Set down the data below without change, skipping the pictures it holds.

-- -- --

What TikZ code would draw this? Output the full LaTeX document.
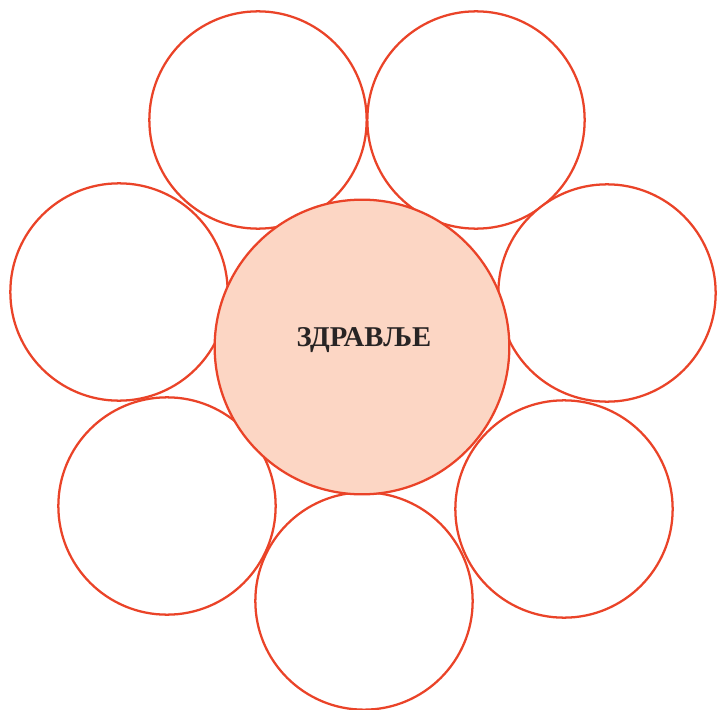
\documentclass[tikz,border=0pt]{standalone}
\usepackage{fontspec}
\setmainfont{Liberation Serif}
\usetikzlibrary{positioning}
\definecolor{ringred}{RGB}{234,67,40}
\definecolor{peach}{RGB}{252,214,196}
\definecolor{inkdark}{RGB}{40,36,36}
\tikzset{
  petal/.style={circle, draw=ringred, line width=1.7pt, fill=white, minimum size=163pt, inner sep=0pt},
  hub/.style={circle, draw=ringred, line width=1.7pt, fill=peach, minimum size=221pt, inner sep=0pt,
    font=\fontsize{21.5}{24}\selectfont\bfseries, text=inkdark},
}

\begin{document}
\begin{tikzpicture}[x=0.75pt, y=-0.75pt]

  % frame
  \useasboundingbox (0,0) rectangle (718,710);

  % outer circles
  \node[petal] (topleft)     at (258,120) {};
  \node[petal] (topright)    at (476,120) {};
  \node[petal] (left)        at (119,292) {};
  \node[petal] (right)       at (607,293) {};
  \node[petal] (bottomleft)  at (167,506) {};
  \node[petal] (bottomright) at (564,509) {};
  \node[petal] (bottom)      at (364,601) {};

  % centre
  \node[hub] (health) at (362,347) {};
  \node[text=inkdark, font=\fontsize{21.5}{24}\selectfont\bfseries] (label) at (364,340) {ЗДРАВЉЕ};

\end{tikzpicture}
\end{document}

-- -- --

▶ _SOLVED EXERCISE_
What TikZ code would draw this? Output the full LaTeX document.
\documentclass[tikz,border=0pt]{standalone}
\usepackage{fontspec}
\setmainfont{Liberation Serif}
\usetikzlibrary{positioning}
\definecolor{ringred}{RGB}{234,67,40}
\definecolor{peach}{RGB}{252,214,196}
\definecolor{inkdark}{RGB}{40,36,36}
\tikzset{
  petal/.style={circle, draw=ringred, line width=1.7pt, fill=white, minimum size=163pt, inner sep=0pt},
  hub/.style={circle, draw=ringred, line width=1.7pt, fill=peach, minimum size=221pt, inner sep=0pt,
    font=\fontsize{21.5}{24}\selectfont\bfseries, text=inkdark},
}

\begin{document}
\begin{tikzpicture}[x=0.75pt, y=-0.75pt]

  % frame
  \useasboundingbox (0,0) rectangle (718,710);

  % outer circles
  \node[petal] (topleft)     at (258,120) {};
  \node[petal] (topright)    at (476,120) {};
  \node[petal] (left)        at (119,292) {};
  \node[petal] (right)       at (607,293) {};
  \node[petal] (bottomleft)  at (167,506) {};
  \node[petal] (bottomright) at (564,509) {};
  \node[petal] (bottom)      at (364,601) {};

  % centre
  \node[hub] (health) at (362,347) {};
  \node[text=inkdark, font=\fontsize{21.5}{24}\selectfont\bfseries] (label) at (364,340) {ЗДРАВЉЕ};

\end{tikzpicture}
\end{document}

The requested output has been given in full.